TimberSIL May Live to See Another Day
The long, tortured history of TimberSIL treated lumber may get even longer.
A New York investment firm specializing in buying the assets of distressed companies has taken over rights to TimberSIL and hopes to resume manufacturing the lumber as early as this year, according to a principal in the firm. The development was first reported by Environmental Building News.
Douglas Wolfe, general counsel of ASM Capital in Woodbury, N.Y., told GBA his firm had loaned money to the parent company of TimberSIL, Timber Treatment Technologies (TTT). “When things didn’t work out,” he said, “we took over the assets.” Wolfe didn’t say how much the loan was for, but the arrangement will leave TTT responsible for any liabilities lingering from the company’s tangled legal past and the new owners free to start producing TimberSIL again.

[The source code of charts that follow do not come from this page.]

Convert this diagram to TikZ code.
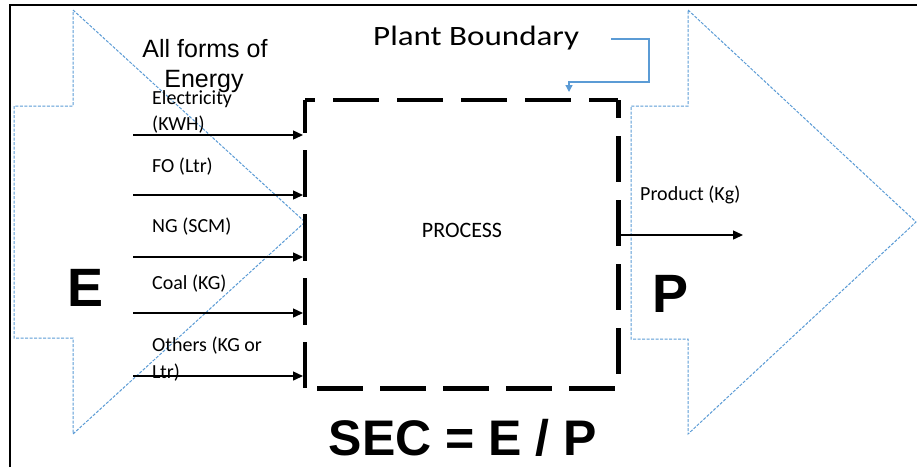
\documentclass[tikz,border=0pt]{standalone}
\usepackage{fontspec}
\setmainfont{Carlito}
\newfontfamily\arialf{Liberation Sans}
\newfontfamily\pbfont[FakeStretch=1.18]{Carlito}
\usetikzlibrary{arrows.meta}
\definecolor{pblue}{RGB}{91,155,213}
\begin{document}
\begin{tikzpicture}[x=1pt,y=-1pt,
  bigarrow/.style={draw=pblue, line width=1pt, dash pattern=on 3pt off 1.5pt},
  inarrow/.style={draw=black, line width=1.4pt, -{Triangle[length=10pt,width=9pt]}},
  lbl/.style={anchor=base west, inner sep=0pt, font=\fontsize{20}{24}\selectfont},
  boxdash/.style={line width=4.5pt, draw=black},
  bigletter/.style={anchor=base, inner sep=0pt, font=\arialf\bfseries\fontsize{54}{60}\selectfont},
]
\useasboundingbox (0,0) rectangle (917,467);
% frame
\draw[line width=2pt] (10,467) -- (10,5) -- (917,5);
% big arrows
\draw[bigarrow] (73,10) -- (305,222) -- (73,434) -- (73,338) -- (14,338) -- (14,106) -- (73,106) -- cycle;
\draw[bigarrow] (688,10) -- (916,222) -- (688,434) -- (688,339) -- (631,339) -- (631,106) -- (688,106) -- cycle;
% process box
\node[minimum width=313pt, minimum height=288pt, inner sep=0pt, anchor=north west] (proc) at (305,100) {};
\draw[boxdash, dash pattern=on 46pt off 18pt, dash phase=36pt] (proc.north west) -- (proc.north east);
\draw[boxdash, dash pattern=on 47pt off 17pt, dash phase=14pt] (proc.north west) -- (proc.south west);
\draw[boxdash, dash pattern=on 46pt off 18pt, dash phase=28pt] (proc.north east) -- (proc.south east);
\draw[boxdash, dash pattern=on 46pt off 17pt, dash phase=51pt] (proc.south west) -- (proc.south east);
\node[anchor=base, inner sep=0pt, font=\fontsize{22}{26}\selectfont] (ptext) at (462,237) {PROCESS};
% inputs
\foreach \n/\y in {e/135, fo/195, ng/257, co/313, ot/376}{
  \coordinate (s-\n) at (133,\y);
  \draw[inarrow, shorten >=2pt] (s-\n) -- (s-\n -| proc.west);
}
\node[lbl] (l1) at (152,104) {Electricity};
\node[lbl] (l1b) at (152,130) {(KWH)};
\node[lbl] (l2) at (152,172) {FO (Ltr)};
\node[lbl] (l3) at (152,232) {NG (SCM)};
\node[lbl] (l4) at (152,289) {Coal (KG)};
\node[lbl] (l5) at (152,351) {Others (KG or};
\node[lbl] (l5b) at (152,378) {Ltr)};
% output
\coordinate (pout) at (743,235);
\draw[inarrow] (proc.east |- pout) -- (pout);
\node[lbl] (lp) at (640,200) {Product (Kg)};
% titles
\node[anchor=base, inner sep=0pt, font=\arialf\fontsize{25}{30}\selectfont] (allf) at (205,57) {All forms of};
\node[anchor=base, inner sep=0pt, font=\arialf\fontsize{25}{30}\selectfont] (energy) at (204,87) {Energy};
\node[anchor=base west, inner sep=0pt, font=\pbfont\fontsize{28}{32}\selectfont] (pb) at (373,45) {Plant Boundary};
\coordinate (pbs) at (611,39);
\coordinate (pbt) at (569,92);
\draw[pblue, line width=1.3pt, -{Triangle[length=7pt,width=7pt]}] (pbs) -- (649,39) -- (649,82) -- (569,82) -- (pbt);
\node[bigletter] (E) at (86,306) {E};
\node[bigletter] (P) at (670,312) {P};
\node[anchor=base, inner sep=0pt, font=\arialf\bfseries\fontsize{50}{56}\selectfont] (sec) at (463,455) {SEC = E / P};
\end{tikzpicture}
\end{document}
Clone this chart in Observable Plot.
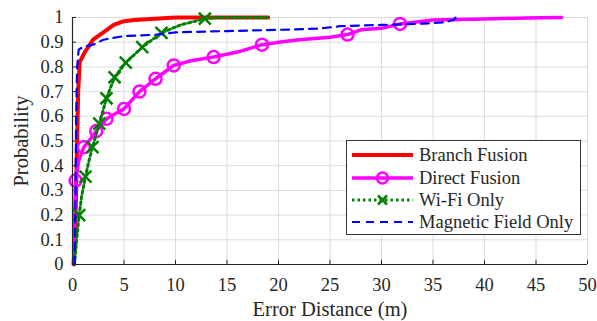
<!DOCTYPE html>
<html><head><meta charset="utf-8">
<script src="https://cdn.jsdelivr.net/npm/d3@7"></script>
<script src="https://cdn.jsdelivr.net/npm/@observablehq/plot@0.6"></script>
<style>
body{margin:0;background:#fff;}
#wrap{position:relative;width:597px;height:321px;}
#legend{position:absolute;}
#wrap svg text{font-family:"Liberation Serif","Times New Roman","DejaVu Serif",serif !important;}
</style>
</head><body><div id="wrap"></div>
<script>
// Branch Fusion CDF: [error (m), probability]
const branchX = [0.1,0.25,0.35,0.45,0.55,0.7,1.2,2,3,4,5,6,8,10,19];
const branchP = [0,0.1,0.3,0.5,0.7,0.82,0.86,0.91,0.94,0.97,0.985,0.99,0.995,1,1];
// Direct Fusion
const directX = [0.15,0.2,0.3,0.6,1.1,1.6,2.3,3.3,5,6.5,8.06,9.83,11.5,13.7,16,18.4,20,22,25,26.7,28,30,31.8,33,35,40,44,47.5];
const directP = [0,0.15,0.34,0.42,0.475,0.5,0.54,0.59,0.63,0.70,0.752,0.806,0.825,0.84,0.86,0.89,0.9,0.91,0.92,0.931,0.95,0.956,0.974,0.98,0.99,0.994,0.998,1];
const directMarkX = [0.3,1.1,2.3,3.3,5,6.5,8.06,9.83,13.7,18.4,26.7,31.8];
const directMarkP = [0.34,0.475,0.54,0.59,0.63,0.70,0.752,0.806,0.84,0.89,0.931,0.974];
// Wi-Fi Only
const wifiX = [0.2,0.4,0.65,0.9,1.26,1.6,1.94,2.6,3.3,4.08,5.17,6.77,8.64,10.5,12.85,14,19];
const wifiP = [0,0.1,0.2,0.28,0.356,0.42,0.475,0.57,0.673,0.758,0.817,0.88,0.938,0.97,0.995,1,1];
const wifiMarkX = [0.65,1.26,1.94,2.6,3.3,4.08,5.17,6.77,8.64,12.85];
const wifiMarkP = [0.2,0.356,0.475,0.57,0.673,0.758,0.817,0.88,0.938,0.995];
// Magnetic Field Only
const magX = [0.2,0.3,0.35,0.45,0.6,1,2,3,5,8,10,15,20,24,26,30,34,36,37,37.2];
const magP = [0,0.3,0.6,0.8,0.87,0.88,0.89,0.91,0.925,0.93,0.94,0.945,0.95,0.955,0.965,0.97,0.975,0.98,0.99,1.0];

const xTicks = [0,5,10,15,20,25,30,35,40,45,50];
const yTicks = [0,0.1,0.2,0.3,0.4,0.5,0.6,0.7,0.8,0.9,1];
const seriesNames = ["Branch Fusion","Direct Fusion","Wi-Fi Only","Magnetic Field Only"];
const seriesColors = ["#ff0000","#ff00ff","#008000","#0000ff"];

const zip = (xs, ps) => xs.map((x,i)=>({x, p: ps[i]}));
const branch = zip(branchX, branchP), direct = zip(directX, directP), wifi = zip(wifiX, wifiP), mag = zip(magX, magP);
const directM = zip(directMarkX, directMarkP), wifiM = zip(wifiMarkX, wifiMarkP);

const axisCol = "#262626";

const chart = Plot.plot({
  width: 597, height: 321,
  marginLeft: 72, marginRight: 10, marginTop: 17, marginBottom: 57,
  style: {background: "#fff"},
  x: {domain: [0,50], ticks: xTicks},
  y: {domain: [0,1], ticks: yTicks},
  marks: [
    Plot.gridX(xTicks, {stroke: "#dcdcdc", strokeOpacity: 1, strokeWidth: 1}),
    Plot.gridY(yTicks, {stroke: "#dcdcdc", strokeOpacity: 1, strokeWidth: 1}),
    Plot.axisX(xTicks, {tickSize: 0, tickPadding: 13, fontSize: 18.5, fill: axisCol, label: "Error Distance (m)", labelAnchor: "center", labelOffset: 51, labelArrow: "none", tickFormat: d => String(d)}),
    Plot.axisY(yTicks, {tickSize: 0, tickPadding: 9, fontSize: 18.5, fill: axisCol, label: "Probability", labelAnchor: "center", labelOffset: 59, labelArrow: "none", tickFormat: d => String(d)}),
    Plot.ruleX(xTicks, {y1: 0, y2: 0.017, stroke: axisCol, strokeWidth: 1}),
    Plot.ruleY(yTicks, {x1: 0, x2: 0.4, stroke: axisCol, strokeWidth: 1}),
    Plot.line(branch, {x: "x", y: "p", stroke: seriesColors[0], strokeWidth: 4}),
    Plot.line(direct, {x: "x", y: "p", stroke: seriesColors[1], strokeWidth: 3.5}),
    Plot.dot(directM, {x: "x", y: "p", stroke: seriesColors[1], strokeWidth: 2.5, r: 6, fill: "none"}),
    Plot.line(wifi, {x: "x", y: "p", stroke: seriesColors[2], strokeWidth: 3, strokeDasharray: "2.5 3"}),
    Plot.dot(wifiM, {x: "x", y: "p", stroke: seriesColors[2], strokeWidth: 2.5, r: 5.5, symbol: "times"}),
    Plot.line(mag, {x: "x", y: "p", stroke: seriesColors[3], strokeWidth: 2.2, strokeDasharray: "8 6"}),
    Plot.ruleX([0], {stroke: axisCol, strokeWidth: 1.2}),
    Plot.ruleY([0], {stroke: axisCol, strokeWidth: 1.2})
  ]
});
const wrap = document.getElementById("wrap");
wrap.appendChild(chart);
d3.select(chart).selectAll("[aria-label='x-axis label'] text, [aria-label='y-axis label'] text").style("font-size", "20.5px");

// Legend
const lg = d3.select(wrap).append("svg").attr("id","legend")
  .style("left","346px").style("top","140px")
  .attr("width", 235).attr("height", 95);
lg.append("rect").attr("x",0.5).attr("y",0.5).attr("width",234).attr("height",94)
  .attr("fill","#fff").attr("stroke","#333").attr("stroke-width",1);
const rows = [15, 38, 60, 82];
const styles = [
  {w:4, dash:null, marker:null},
  {w:3.5, dash:null, marker:"circle"},
  {w:3, dash:"2.5 3", marker:"times"},
  {w:2.2, dash:"8 6", marker:null}
];
seriesNames.forEach((name,i)=>{
  const g = lg.append("g").attr("transform", `translate(0,${rows[i]})`);
  g.append("line").attr("x1",6).attr("x2",67).attr("y1",0).attr("y2",0)
    .attr("stroke", seriesColors[i]).attr("stroke-width", styles[i].w)
    .attr("stroke-dasharray", styles[i].dash);
  if (styles[i].marker === "circle") g.append("circle").attr("cx",36.5).attr("cy",0).attr("r",5.5)
    .attr("fill","none").attr("stroke",seriesColors[i]).attr("stroke-width",2.5);
  if (styles[i].marker === "times") g.append("path").attr("d","M32,-4.5L41,4.5M32,4.5L41,-4.5")
    .attr("stroke",seriesColors[i]).attr("stroke-width",2.5);
  g.append("text").attr("x",73).attr("y",0).attr("dy","0.35em")
    .style("font-size","18.5px").attr("fill","#262626").text(name);
});
</script>
</body></html>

A successful relaunch of TimberSIL would seem as miraculous as a revival of the Edsel. Announced with great fanfare in 2004, TimberSIL was praised as a next-generation lumber that didn’t use heavy metals or other toxic preservatives common in conventional pressure treated wood, yet still came with a 40-year guarantee against rot. The manufacturer described a unique process of using sodium silicate and heat to encase wood fibers in a protective coating of amorphous glass.
Problems begin to emerge
Despite the warm welcome, Timber Treatment Technologies never got TimberSIL into the building products mainstream. It refused to release test results or other data that would support its performance claims. There were distribution problems, and an unfavorable report from Oregon State University researchers. A distribution deal collapsed, and a lawsuit filed by a Wisconsin company under contract to produce TimberSIL.
TimberSIL also was saddled by a couple of well publicized failures, including one involving Brad Pitt’s Make it Right foundation in New Orleans. The foundation used TimberSIL on outdoor features of 39 houses in the Lower 9th Ward, constructed in the wake of Hurricane Katrina. Two years later, the lumber was replaced when it began showing signs of deterioration. The foundation, according to a story in The Times-Picayune, later sued Timber Treatment Technologies for nearly $500,000, claiming its “irresponsible, unresponsive and duplicitous conduct resulted in substantial monetary and reputational damage.”
In Massachusetts, the historic Summit House on Mount Holyoke installed TimberSIL as part of a state-financed renovation, then spent $100,000 to replace it when it wouldn’t hold paint. The state elected not to sue.
It’s not clear whether those and other disputes were ever settled. But last year, company founder and CEO Karen Slimak was removed from her post by a Virginia judge as part of a civil proceeding, according to an article posted at gazettenet.com.
New owners like the product
Despite this backdrop, ASM is upbeat about TimberSIL.
“We loved the product,” Wolfe said. “We think it’s a breakthrough product. We lent money to the company trying to help it get through a tough time. It did not, so now that we’ve taken over the assets, we’re going to re-launch it under new management.
“Unfortunately the most recent problems the company has overshadowed what was years of quality product being made, years of testing, years of certifications,” he continued. “This product, quality control is going to be our main issue when we relaunch it. We understand that. But at the same time, there’s been enough quality product out there and enough testing on this product know that it works, to know that it’s good.”
Asked which tests have been conducted, and who conducted them, Wolfe said: “There have been various tests that have occurred on the fire resistance aspect of it…there are other tests in regards to its strength that are done. I can’t tell you exactly when and where they were. I have them, but that’s kind of like company information. I promise you when its gets re-launched, it’s going to be done in a way that people will know the product they’re getting is exactly how it’s represented.”
Wolfe said negotiations were currently underway to line up a producer, and that while there was no firm timetable in place he hoped production might start by the end of the year.
Asked whether ASM had a PR strategy for reintroducing a product that’s had so many well publicized problems, Wolfe said, “I don’t need to. People are looking for this product. I’ve had numerous organizations tell me if I can make it, they’ll buy it. And they know all about the quality control, but they also know that was the old management. The new management won’t have those problems.”